Dotfiles
As part of my efforts to get more serious back into development and to lean into my technical career growth, I have been working on getting my Mac Studio out of peusdo storage and making it more of my main computer again. I have been cleaning up my drives and applications, setting up hotkeys and automations, and setting up a more or less fresh development environment, all while trying to lean into a more hobbyist and enthusiastic mindset.
This led me to wanting to file get a proper solution in place for my dotfiles.
Now really I only care about my configurations for zsh since that is the only thing I have to worry about across machines right now, but I was really itching to git all of my aliases that I have set up on my work machine moved over to my terminal on the Studio.
I knew I wanted to have version control via git and wanted it be reasonably flexible for various kinds of configurations not just zsh, and I figured I didn't want to just track my entire ~./ directory in a repo. I knew this had to be a solved problem, so embracing my thought of "LLMs should make hobbyist development easier" I went to ChatGPT's recent 5.1 release.
After some quick prompting I confirmed some back of head thoughts around the idea of having a repo somewhere else and making symlinks to files within it, as well as coming up with a package that would do all the heavy lifting for me while also offering up some unexpected additional functionality.
GNU's stow command was the solution I went with. Not native to MacOS, I grabbed the tool with brew and was up in running in no time. The stow command works by creating symlinks to my home directory from a dotfiles repo that I made on disk.
Here is what the repo looks like:
~/dotfiles/
│
├── zsh/
│ ├── .zshrc
│ └── .zprofilea
After running stow zsh in ~./dotfiles, my home directory looks like this:
~/
│
├── .zshrc → ~/dotfiles/zsh/.zshrc
└── .zprofile → ~/dotfiles/zsh/.zprofile
The extra functionality I alluded to earlier is that stow has the --dotfiles flag. This will replace any occurrences of dot- at the start of a file with a .. This lets me keep the files in the repo as visible files. So in the end the repo and mapping looks like this:
~/dotfiles/
│
└── zsh/
├── dot-zshrc
└── dot-zprofile
~/
│
├── .zshrc → ~/dotfiles/zsh/dot-zshrc
└── .zprofile → ~/dotfiles/zsh/dot-zprofile
I went ahead and made the repo as well and am calling this a success for a Sunday project. I'm happy to have solved a problem that has been in the back of my mind for ages. This is exactly the kind of stuff I want to spend more time doing.

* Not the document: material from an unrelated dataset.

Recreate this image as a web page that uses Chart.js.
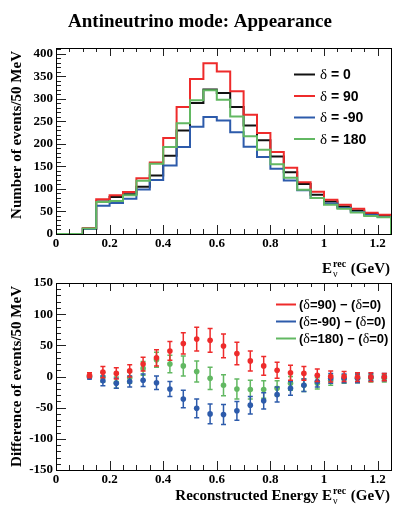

I have to reflect to on how useful I found an LLM for all of this. From being able to ask specific questions and take out the middle steps of searching on Google and parsing Reddit and Stack Overflow pages, I could get a general idea right from the start.
Then it was super easy to use Google to look up the specific commands and techniques I was going to use and find forums and documentation to explain how to do this in a deterministic / evidence based way. I think this is a great workflow for LLMs. Use them for the initial brainstorming and to gather information that is quick and easy to verify.
It was also useful for making a cheatsheet for vim while I was writing up the repo's README, and for formatting those markdown file structure figures above. There are so many little uses that make it more fun for me to create. The spirit I want to get behind is focusing on how they lower the barrier to entry for me and how I can do more.
Special thanks to the participants of this hacker news thread which led to this blog post from Brandon Invergo. I followed this more or less to the letter and had no issues.